**TASK INSTRUCTIONS**
Reproduce, please, only the lines from the first line below to the line containing "import seaborn as sns", inclusive.

**PROVIDED DATA**

....................

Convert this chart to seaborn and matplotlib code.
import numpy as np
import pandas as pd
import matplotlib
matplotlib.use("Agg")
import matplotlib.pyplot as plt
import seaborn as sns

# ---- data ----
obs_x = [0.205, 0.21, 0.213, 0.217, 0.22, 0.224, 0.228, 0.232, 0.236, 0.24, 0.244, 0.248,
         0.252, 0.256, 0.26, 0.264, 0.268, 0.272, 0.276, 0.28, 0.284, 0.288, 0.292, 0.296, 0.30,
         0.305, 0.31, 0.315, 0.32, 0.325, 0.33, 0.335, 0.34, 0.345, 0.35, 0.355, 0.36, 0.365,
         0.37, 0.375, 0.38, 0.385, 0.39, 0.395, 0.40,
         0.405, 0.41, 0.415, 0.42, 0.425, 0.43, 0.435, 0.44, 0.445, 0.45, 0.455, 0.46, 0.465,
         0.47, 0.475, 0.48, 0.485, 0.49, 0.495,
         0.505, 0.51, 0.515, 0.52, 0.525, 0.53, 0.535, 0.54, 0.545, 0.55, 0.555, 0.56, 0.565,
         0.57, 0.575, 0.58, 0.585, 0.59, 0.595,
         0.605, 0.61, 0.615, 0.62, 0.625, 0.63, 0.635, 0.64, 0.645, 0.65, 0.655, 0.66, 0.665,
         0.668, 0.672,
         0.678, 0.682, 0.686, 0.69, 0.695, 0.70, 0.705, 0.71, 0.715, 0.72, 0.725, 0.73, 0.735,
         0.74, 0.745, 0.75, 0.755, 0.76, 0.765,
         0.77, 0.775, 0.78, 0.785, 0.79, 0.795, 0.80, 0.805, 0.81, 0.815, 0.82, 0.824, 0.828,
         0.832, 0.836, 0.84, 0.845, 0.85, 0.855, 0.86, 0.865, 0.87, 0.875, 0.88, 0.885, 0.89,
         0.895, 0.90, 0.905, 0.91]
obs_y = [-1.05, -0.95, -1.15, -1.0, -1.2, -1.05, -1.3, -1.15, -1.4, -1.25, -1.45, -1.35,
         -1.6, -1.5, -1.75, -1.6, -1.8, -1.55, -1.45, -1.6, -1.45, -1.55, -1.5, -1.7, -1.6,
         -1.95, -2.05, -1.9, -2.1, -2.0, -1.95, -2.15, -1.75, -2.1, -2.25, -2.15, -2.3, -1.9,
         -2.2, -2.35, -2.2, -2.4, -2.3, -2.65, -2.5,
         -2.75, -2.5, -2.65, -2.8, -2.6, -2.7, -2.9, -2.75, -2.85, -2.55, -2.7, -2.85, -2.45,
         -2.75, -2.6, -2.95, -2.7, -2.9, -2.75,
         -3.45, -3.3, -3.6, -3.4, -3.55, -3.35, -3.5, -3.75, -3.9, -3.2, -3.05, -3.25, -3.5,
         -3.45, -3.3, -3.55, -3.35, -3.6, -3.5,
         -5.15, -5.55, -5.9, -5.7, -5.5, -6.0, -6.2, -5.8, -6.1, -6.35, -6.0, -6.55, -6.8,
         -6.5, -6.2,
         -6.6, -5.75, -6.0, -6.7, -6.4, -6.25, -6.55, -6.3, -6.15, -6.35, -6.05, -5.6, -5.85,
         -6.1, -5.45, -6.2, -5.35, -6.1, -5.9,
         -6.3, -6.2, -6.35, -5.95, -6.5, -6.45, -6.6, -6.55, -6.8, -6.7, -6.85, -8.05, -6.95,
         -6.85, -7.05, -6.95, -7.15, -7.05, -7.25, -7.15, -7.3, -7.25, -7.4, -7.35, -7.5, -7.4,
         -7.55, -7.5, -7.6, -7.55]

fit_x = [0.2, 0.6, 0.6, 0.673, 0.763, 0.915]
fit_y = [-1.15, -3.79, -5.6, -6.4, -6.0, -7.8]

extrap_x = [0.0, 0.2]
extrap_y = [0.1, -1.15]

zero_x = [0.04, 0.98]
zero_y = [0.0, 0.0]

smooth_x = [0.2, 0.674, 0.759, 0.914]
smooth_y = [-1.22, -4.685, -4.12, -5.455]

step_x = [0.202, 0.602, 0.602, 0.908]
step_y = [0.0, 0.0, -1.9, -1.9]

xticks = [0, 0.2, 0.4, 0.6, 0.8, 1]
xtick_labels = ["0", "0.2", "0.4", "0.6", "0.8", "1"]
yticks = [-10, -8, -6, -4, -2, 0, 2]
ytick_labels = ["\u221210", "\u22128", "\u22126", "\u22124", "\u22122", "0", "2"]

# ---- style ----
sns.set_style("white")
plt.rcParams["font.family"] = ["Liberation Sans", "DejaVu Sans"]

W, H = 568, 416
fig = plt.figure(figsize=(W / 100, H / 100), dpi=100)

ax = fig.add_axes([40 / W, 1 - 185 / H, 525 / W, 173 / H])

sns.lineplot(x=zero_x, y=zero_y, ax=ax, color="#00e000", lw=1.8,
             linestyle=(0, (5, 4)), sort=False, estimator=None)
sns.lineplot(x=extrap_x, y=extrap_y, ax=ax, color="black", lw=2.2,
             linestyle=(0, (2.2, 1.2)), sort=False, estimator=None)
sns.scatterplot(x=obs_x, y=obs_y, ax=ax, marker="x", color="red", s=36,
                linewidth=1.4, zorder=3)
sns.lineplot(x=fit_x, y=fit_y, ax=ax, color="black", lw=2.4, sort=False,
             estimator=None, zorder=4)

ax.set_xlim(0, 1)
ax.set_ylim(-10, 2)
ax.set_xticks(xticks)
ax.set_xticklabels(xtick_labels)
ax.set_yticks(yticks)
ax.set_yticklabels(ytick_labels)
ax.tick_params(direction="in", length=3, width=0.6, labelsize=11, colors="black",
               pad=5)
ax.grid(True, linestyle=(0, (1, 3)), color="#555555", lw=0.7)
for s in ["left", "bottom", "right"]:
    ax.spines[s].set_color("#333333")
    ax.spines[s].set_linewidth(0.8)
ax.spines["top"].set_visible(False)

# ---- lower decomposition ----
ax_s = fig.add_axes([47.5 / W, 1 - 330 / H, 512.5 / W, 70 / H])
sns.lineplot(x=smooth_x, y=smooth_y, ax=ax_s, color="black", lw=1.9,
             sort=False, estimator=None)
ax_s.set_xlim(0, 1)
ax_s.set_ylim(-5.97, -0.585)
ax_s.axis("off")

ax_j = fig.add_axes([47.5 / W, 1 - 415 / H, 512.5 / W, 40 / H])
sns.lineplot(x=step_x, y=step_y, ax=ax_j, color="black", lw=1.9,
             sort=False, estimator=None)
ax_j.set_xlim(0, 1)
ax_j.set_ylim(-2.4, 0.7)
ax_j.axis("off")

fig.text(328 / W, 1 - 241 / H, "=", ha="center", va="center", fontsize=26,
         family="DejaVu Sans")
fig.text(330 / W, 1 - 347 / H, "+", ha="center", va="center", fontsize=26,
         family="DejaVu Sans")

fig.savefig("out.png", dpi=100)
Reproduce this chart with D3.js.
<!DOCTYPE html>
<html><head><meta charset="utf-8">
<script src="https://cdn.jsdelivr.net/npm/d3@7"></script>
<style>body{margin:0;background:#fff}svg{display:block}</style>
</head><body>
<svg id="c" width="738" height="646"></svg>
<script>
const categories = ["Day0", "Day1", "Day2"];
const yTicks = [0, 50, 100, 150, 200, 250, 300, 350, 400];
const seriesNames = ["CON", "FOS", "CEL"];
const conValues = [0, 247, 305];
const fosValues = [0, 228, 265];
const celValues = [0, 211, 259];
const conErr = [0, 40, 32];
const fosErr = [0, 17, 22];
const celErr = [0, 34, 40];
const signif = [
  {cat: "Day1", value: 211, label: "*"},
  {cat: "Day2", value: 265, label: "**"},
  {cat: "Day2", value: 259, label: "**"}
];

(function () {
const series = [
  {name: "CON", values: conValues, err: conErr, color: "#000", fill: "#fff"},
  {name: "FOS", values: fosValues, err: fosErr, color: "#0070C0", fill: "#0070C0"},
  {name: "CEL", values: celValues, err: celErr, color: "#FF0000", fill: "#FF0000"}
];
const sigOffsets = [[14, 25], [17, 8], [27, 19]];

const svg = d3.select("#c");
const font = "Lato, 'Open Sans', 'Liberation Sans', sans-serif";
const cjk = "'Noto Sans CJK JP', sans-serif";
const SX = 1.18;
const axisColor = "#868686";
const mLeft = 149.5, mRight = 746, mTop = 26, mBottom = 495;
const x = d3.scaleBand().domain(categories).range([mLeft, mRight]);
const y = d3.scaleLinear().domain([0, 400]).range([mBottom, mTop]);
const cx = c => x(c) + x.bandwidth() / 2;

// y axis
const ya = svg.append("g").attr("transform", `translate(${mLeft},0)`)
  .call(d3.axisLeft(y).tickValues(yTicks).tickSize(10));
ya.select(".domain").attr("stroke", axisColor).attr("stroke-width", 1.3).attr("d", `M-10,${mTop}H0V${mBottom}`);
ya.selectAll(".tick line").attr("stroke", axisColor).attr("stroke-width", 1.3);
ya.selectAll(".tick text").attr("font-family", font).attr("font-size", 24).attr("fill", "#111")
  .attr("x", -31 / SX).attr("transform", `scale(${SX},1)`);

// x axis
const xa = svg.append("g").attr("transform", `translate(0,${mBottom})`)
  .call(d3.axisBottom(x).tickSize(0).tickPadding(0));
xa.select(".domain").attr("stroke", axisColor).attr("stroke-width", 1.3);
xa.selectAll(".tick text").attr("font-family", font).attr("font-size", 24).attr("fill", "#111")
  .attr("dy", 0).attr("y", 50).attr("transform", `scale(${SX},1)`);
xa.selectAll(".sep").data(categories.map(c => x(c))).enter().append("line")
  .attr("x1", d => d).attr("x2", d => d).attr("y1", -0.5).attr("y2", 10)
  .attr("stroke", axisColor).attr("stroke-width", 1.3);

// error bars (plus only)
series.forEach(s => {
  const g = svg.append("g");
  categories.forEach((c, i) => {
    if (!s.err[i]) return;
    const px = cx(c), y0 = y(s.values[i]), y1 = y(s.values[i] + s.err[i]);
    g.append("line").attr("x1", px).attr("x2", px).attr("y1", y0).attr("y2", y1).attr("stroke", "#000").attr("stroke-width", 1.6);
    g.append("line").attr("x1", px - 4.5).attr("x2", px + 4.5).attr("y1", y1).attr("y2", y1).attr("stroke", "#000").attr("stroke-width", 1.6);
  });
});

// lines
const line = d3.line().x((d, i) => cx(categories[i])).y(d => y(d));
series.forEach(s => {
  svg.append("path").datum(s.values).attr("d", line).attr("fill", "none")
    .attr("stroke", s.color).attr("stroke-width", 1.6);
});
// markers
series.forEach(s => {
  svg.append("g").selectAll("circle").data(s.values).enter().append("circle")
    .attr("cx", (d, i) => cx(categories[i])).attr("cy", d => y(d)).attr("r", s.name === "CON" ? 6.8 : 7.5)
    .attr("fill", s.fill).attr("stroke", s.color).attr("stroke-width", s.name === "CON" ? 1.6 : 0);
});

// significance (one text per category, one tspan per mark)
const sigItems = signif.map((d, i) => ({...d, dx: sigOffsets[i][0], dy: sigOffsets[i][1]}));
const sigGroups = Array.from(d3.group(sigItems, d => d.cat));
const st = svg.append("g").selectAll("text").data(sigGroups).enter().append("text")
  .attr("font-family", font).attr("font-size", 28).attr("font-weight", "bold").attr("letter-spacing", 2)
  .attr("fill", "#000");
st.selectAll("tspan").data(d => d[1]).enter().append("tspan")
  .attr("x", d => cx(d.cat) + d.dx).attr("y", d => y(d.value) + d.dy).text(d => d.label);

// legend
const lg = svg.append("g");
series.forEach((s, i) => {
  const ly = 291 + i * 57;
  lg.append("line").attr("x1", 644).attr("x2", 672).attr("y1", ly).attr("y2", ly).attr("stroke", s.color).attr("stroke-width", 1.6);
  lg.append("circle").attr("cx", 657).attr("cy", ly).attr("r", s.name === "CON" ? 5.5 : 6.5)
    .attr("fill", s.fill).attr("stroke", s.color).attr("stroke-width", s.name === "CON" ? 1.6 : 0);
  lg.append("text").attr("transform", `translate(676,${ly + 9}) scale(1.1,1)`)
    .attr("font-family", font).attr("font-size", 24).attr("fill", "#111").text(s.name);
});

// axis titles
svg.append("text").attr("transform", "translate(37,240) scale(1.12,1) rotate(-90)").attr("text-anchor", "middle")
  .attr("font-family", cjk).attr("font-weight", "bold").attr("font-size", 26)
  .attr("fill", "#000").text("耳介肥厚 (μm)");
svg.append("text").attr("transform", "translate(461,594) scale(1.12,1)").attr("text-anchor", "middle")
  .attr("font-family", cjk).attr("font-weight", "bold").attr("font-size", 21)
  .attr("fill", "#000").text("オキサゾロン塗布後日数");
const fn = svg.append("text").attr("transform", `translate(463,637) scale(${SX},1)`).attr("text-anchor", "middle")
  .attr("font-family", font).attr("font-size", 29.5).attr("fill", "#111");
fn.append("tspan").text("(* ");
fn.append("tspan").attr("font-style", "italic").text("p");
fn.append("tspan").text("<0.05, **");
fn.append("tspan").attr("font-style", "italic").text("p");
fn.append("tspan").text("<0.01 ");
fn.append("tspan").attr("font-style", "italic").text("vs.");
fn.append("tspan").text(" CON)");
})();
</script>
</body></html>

....................

**EXERCISE SOLUTION**
Convert this chart to seaborn and matplotlib code.
import numpy as np
import pandas as pd
import matplotlib
matplotlib.use("Agg")
import matplotlib.pyplot as plt
import seaborn as sns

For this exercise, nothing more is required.